In 1968, Mark Strand wrote of his own death:

 

“Now I lie in the box

of my making while the weather

builds and the mourners shake their heads as if

to write or to die, I did not have to do either.”

 

Presumably, he felt comfortable prophesying his demise because — as his melancholy and lyric poems often reminded us — it was the only thing that was truly sure to come. Though that poem, titled “My Death,” said that he would meet his end in his birthplace of Prince Edward Island, the former poet laureate died in Brooklyn early Saturday morning. He was 80.
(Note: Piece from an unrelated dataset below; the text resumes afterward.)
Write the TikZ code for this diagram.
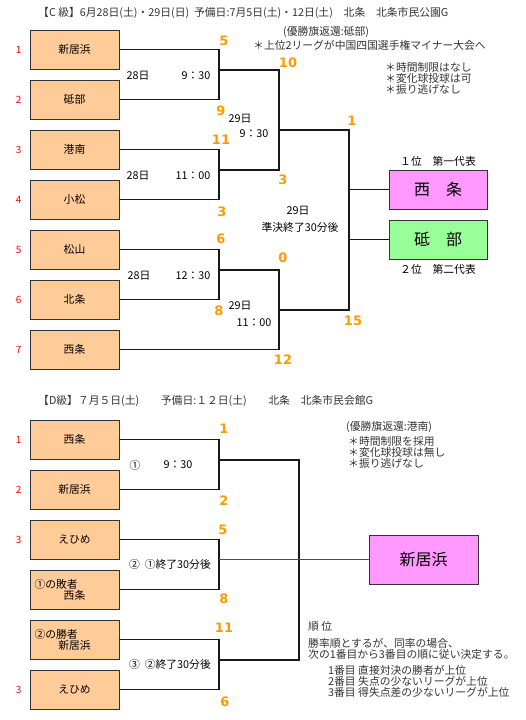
\documentclass[tikz,border=0pt]{standalone}
\usepackage{fontspec}
\setmainfont{Noto Sans CJK JP}
\newfontfamily\scorefont{DejaVu Sans}
\usetikzlibrary{
	positioning,calc
}
\definecolor{teamfill}{HTML}{FFCC99}
\definecolor{firstfill}{HTML}{FF99FF}
\definecolor{secondfill}{HTML}{99FF99}
\definecolor{scoreorange}{HTML}{FF9900}
\definecolor{inkgray}{HTML}{333333}
\tikzset{
	auto,
	team/.style={
		rectangle, minimum width=89pt, minimum height=39pt, inner sep=0pt,
		draw=inkgray, line width=0.8pt, fill=teamfill, align=center
	},
	%
	winner/.style={
		rectangle, minimum width=98pt, minimum height=39pt, inner sep=0pt,
		draw=inkgray, line width=0.8pt, font=\fontsize{16}{18}\selectfont
	},
	%
	seed/.style={
		text=red, inner sep=0pt, font=\fontsize{10}{11}\selectfont
	},
	%
	score/.style={
		text=scoreorange, inner sep=0pt, font=\fontsize{13}{14}\scorefont\bfseries
	},
	%
	notes/.style={
		anchor=west, align=left, inner sep=0pt, text=inkgray
	},
	%
	bracket/.style={
		line width=1.7pt, draw=black!90
	}
}

\begin{document}
\begin{tikzpicture}[x=1pt, y=-1pt, font=\fontsize{10.8}{11}\selectfont]
    \useasboundingbox (0,0) rectangle (525,720);
    % C class
    \node(hdrC)[notes] at (38,13){【C 級】6月28日(土)・29日(日)\ \ 予備日:7月5日(土)・12日(土)　北条　北条市民公園G};
    \node(flagC)[notes] at (283,32){(優勝旗返還:砥部)};
    \node(minorC)[notes] at (253,45){＊上位2リーグが中国四国選手権マイナー大会へ};
    \node(rulesC)[notes] at (385,78){＊時間制限はなし\\＊変化球投球は可\\＊振り逃げなし};
    \node(c1)[team] at (74.5,49.5){新居浜};
    \node(c2)[team] at (74.5,99.5){砥部};
    \node(c3)[team] at (74.5,149.5){港南};
    \node(c4)[team] at (74.5,199.5){小松};
    \node(c5)[team] at (74.5,249.5){松山};
    \node(c6)[team] at (74.5,299.5){北条};
    \node(c7)[team] at (74.5,349.5){西条};
    \foreach \i in {1,...,7}
        \node(sc\i)[seed, left=8pt of c\i]{\i};
    \coordinate(cm1) at (219,70);
    \coordinate(cm2) at (219,170);
    \coordinate(cm3) at (219,270);
    \coordinate(cs1) at (279,130);
    \coordinate(cs2) at (279,310);
    \coordinate(cf) at (349,189.5);
    \node(cwin1)[winner, fill=firstfill] at (438,189.5){西　条};
    \node(cwin2)[winner, fill=secondfill] at (438,239.5){砥　部};
    \node(rank1)[above=0pt of cwin1]{１位　第一代表};
    \node(rank2)[below=1pt of cwin2]{２位　第二代表};
    \draw[bracket] (c1.east) -| (cm1) |- (c2.east);
    \draw[bracket] (c3.east) -| (cm2) |- (c4.east);
    \draw[bracket] (c5.east) -| (cm3) |- (c6.east);
    \draw[bracket] (cm1) -| (cs1) |- (cm2);
    \draw[bracket] (cm3) -| (cs2) |- (c7.east);
    \draw[bracket] (cs1) -| (cf) |- (cs2);
    \draw[bracket] (cf) -- (cwin1.west);
    \draw[bracket] (cwin2.west -| cf) -- (cwin2.west);
    \node(pc1)[score] at (224,41){5};
    \node(pc2)[score] at (221,111){9};
    \node(pc3)[score] at (221,140){11};
    \node(pc4)[score] at (222,212){3};
    \node(pc5)[score] at (221,239){6};
    \node(pc6)[score] at (219,311){8};
    \node(pc7)[score] at (288,63){10};
    \node(pc8)[score] at (283,180){3};
    \node(pc9)[score] at (283,258){0};
    \node(pc10)[score] at (283,360){12};
    \node(pc11)[score] at (352,121){1};
    \node(pc12)[score] at (353,321){15};
    \node(dayc1) at (138,76){28日};
    \node(timec1) at (196,76){9：30};
    \node(dayc2) at (138,176){28日};
    \node(timec2) at (193,176){11：00};
    \node(dayc3) at (139,276){28日};
    \node(timec3) at (193,276){12：30};
    \node(dayc4) at (240,119){29日};
    \node(timec4) at (254,134){9：30};
    \node(dayc5) at (240,306){29日};
    \node(timec5) at (254,323){11：00};
    \node(dayc6) at (298,211){29日};
    \node(timec6) at (300,227){準決終了30分後};
    % D class
    \node(hdrD)[notes] at (38,401){【D級】７月５日(土)　　予備日:１２日(土)　　北条　北条市民会館G};
    \node(flagD)[notes] at (346,427){(優勝旗返還:港南)};
    \node(rulesD)[notes] at (348,452){＊時間制限を採用\\＊変化球投球は無し\\＊振り逃げなし};
    \node(d1)[team] at (74.5,439.5){西条};
    \node(d2)[team] at (74.5,489.5){新居浜};
    \node(d3)[team] at (74.5,539.5){えひめ};
    \node(d4)[team] at (74.5,589.5){\makebox[80pt][l]{①の敗者}\\西条};
    \node(d5)[team] at (74.5,639.5){\makebox[80pt][l]{②の勝者}\\新居浜};
    \node(d6)[team] at (74.5,689.5){えひめ};
    \node(sd1)[seed, left=8pt of d1]{1};
    \node(sd2)[seed, left=8pt of d2]{2};
    \node(sd3)[seed, left=8pt of d3]{3};
    \node(sd6)[seed, left=8pt of d6]{3};
    \coordinate(dm1) at (219,460);
    \coordinate(dm2) at (219,559.5);
    \coordinate(dm3) at (219,660);
    \coordinate(dj) at (299,559.5);
    \node(dwin)[winner, fill=firstfill, minimum width=109pt, minimum height=49pt] at (423.5,559.5){新居浜};
    \draw[bracket] (d1.east) -| (dm1) |- (d2.east);
    \draw[bracket] (d3.east) -| (dm2) |- (d4.east);
    \draw[bracket] (d5.east) -| (dm3) |- (d6.east);
    \draw[bracket] (dm1) -| (dj) |- (dm3);
    \draw[bracket, line width=1.3pt, draw=black!70] (dm2) -- (dwin.west);
    \node(pd1)[score] at (224,429){1};
    \node(pd2)[score] at (224,501){2};
    \node(pd3)[score] at (223,530){5};
    \node(pd4)[score] at (224,599){8};
    \node(pd5)[score] at (224,628){11};
    \node(pd6)[score] at (225,702){6};
    \node(gamed1) at (135,465){①};
    \node(timed1) at (178,465){9：30};
    \node(timed2) at (170,564){②\ \ ①終了30分後};
    \node(timed3) at (170,664){③\ \ ②終了30分後};
    \node(rankD)[notes] at (308,626){順 位};
    \node(tieD)[notes] at (308,648.5){勝率順とするが、同率の場合、\\次の1番目から3番目の順に従い決定する。};
    \node(orderD)[notes] at (328,681){1番目 直接対決の勝者が上位\\2番目 失点の少ないリーグが上位\\3番目 得失点差の少ないリーグが上位};
\end{tikzpicture}
\end{document}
That afternoon, I sat at a kitchen table in my mother’s apartment in Manhattan. She told me that she needed something by a living poet to read aloud at her weekly poetry workshop. I told her I had just the poet in mind. I walked over to the bookshelf and retrieved my copy of Almost Invisible, which I had purchased after attending Mark Strand’s reading at Yale earlier in the month. For the next thirty minutes or so, I flipped through the pages and read to her the poems that I thought she would most enjoy. In the end, she chose ‘The Banker in the Brothel of Blind Women,” the first poem in the book.

It wasn’t for another hour that I learned of the situation’s tragic irony. I heard about Strand’s death the same way I hear of most current events these days: social media. I was shocked at first. Like so many of his poems, the circumstances surrounding his death were truly surreal. Listening to him captivate a room with his wit and poise just over two weeks ago, there was no way I would have believed that I was hearing a man in the final days of his life. He did not let his age or his cancer stop him from being an incredibly engaging speaker.
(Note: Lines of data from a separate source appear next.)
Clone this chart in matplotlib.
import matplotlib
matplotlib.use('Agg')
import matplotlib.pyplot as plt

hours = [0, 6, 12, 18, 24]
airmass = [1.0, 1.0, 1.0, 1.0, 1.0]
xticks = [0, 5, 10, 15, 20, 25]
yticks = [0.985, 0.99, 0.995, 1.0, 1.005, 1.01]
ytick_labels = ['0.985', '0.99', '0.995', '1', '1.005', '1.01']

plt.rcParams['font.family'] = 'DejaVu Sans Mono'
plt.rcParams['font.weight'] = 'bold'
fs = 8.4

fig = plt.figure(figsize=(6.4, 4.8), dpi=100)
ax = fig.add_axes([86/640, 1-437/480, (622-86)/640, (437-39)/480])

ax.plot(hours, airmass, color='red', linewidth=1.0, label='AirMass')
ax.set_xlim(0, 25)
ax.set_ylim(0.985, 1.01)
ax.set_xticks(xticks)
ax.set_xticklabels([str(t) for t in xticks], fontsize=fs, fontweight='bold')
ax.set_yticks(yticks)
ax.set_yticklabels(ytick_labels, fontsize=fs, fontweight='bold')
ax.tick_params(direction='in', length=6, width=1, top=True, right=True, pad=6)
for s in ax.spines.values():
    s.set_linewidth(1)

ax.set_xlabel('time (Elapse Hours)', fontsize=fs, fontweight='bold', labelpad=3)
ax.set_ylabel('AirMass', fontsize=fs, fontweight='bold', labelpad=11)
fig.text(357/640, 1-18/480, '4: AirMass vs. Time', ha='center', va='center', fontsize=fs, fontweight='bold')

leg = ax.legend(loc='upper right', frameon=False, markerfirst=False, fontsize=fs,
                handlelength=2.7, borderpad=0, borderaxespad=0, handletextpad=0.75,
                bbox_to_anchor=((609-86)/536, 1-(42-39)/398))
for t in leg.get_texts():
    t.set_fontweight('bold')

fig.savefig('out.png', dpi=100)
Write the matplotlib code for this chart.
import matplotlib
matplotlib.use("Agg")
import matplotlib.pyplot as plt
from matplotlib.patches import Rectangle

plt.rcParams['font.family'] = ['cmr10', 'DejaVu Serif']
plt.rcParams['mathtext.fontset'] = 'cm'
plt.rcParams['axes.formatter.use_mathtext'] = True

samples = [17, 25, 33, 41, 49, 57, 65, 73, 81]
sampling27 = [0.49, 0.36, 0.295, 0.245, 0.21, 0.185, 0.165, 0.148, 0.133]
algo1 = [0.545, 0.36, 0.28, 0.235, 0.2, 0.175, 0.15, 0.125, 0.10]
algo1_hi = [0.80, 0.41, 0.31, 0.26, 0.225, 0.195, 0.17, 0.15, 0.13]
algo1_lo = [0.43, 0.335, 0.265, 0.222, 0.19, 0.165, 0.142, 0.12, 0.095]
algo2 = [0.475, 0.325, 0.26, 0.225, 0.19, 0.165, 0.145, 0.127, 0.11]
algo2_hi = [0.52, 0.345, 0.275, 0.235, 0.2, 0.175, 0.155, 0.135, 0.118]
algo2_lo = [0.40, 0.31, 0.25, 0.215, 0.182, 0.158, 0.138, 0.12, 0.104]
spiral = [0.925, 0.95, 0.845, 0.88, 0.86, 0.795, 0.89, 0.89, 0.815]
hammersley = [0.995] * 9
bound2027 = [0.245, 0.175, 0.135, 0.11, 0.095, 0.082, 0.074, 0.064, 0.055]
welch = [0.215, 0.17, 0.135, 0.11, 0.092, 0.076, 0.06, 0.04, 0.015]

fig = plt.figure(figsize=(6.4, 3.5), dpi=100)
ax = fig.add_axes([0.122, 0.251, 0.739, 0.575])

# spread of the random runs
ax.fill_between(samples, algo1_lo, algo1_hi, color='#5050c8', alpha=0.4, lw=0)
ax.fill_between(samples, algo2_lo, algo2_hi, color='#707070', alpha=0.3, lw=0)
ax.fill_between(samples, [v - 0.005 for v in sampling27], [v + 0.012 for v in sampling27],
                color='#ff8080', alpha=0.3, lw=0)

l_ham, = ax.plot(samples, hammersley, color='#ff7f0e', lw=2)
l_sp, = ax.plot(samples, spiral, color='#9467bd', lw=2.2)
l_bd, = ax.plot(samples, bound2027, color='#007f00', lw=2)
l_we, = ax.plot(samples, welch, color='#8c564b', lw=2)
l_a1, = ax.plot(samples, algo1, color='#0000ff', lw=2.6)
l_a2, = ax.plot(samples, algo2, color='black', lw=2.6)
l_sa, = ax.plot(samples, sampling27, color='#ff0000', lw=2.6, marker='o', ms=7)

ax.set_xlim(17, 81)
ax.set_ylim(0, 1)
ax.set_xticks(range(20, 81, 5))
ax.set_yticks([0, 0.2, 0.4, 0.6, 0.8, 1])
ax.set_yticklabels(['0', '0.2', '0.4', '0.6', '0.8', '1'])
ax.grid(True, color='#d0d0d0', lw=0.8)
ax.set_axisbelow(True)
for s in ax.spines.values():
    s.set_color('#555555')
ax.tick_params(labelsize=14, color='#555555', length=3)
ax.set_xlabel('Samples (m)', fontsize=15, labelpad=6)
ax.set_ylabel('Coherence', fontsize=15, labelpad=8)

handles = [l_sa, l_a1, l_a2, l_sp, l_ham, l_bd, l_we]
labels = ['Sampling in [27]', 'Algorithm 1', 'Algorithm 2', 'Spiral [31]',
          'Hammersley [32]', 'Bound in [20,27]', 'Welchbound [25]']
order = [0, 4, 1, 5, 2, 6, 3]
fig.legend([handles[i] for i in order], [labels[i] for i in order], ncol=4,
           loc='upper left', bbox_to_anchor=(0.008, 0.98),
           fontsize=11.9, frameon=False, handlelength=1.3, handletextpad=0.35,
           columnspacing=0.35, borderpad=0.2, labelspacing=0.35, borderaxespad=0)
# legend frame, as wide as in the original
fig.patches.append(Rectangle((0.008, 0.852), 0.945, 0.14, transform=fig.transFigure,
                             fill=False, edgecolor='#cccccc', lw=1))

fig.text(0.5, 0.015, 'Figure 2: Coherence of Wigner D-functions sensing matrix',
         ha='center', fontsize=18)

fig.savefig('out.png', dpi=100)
It is a huge loss to the literary world that Mark Strand will never write again. But he leaves us with an enormous body of work, which will serve as inspiration for generations of poets to come. His legacy will live on in the images of mortality, alienation and uncertainty he created. As he wrote in his poem “In the Afterlife,” “When no one remembers, what is there? You, whose moments are gone, who drift like smoke in the afterlife, tell me something, tell me anything.” Indeed, Strand’s beautifully crafted scenes will never stop telling us about the subtle emotion behind our every encounter, and the poetry that surrounds us all the time.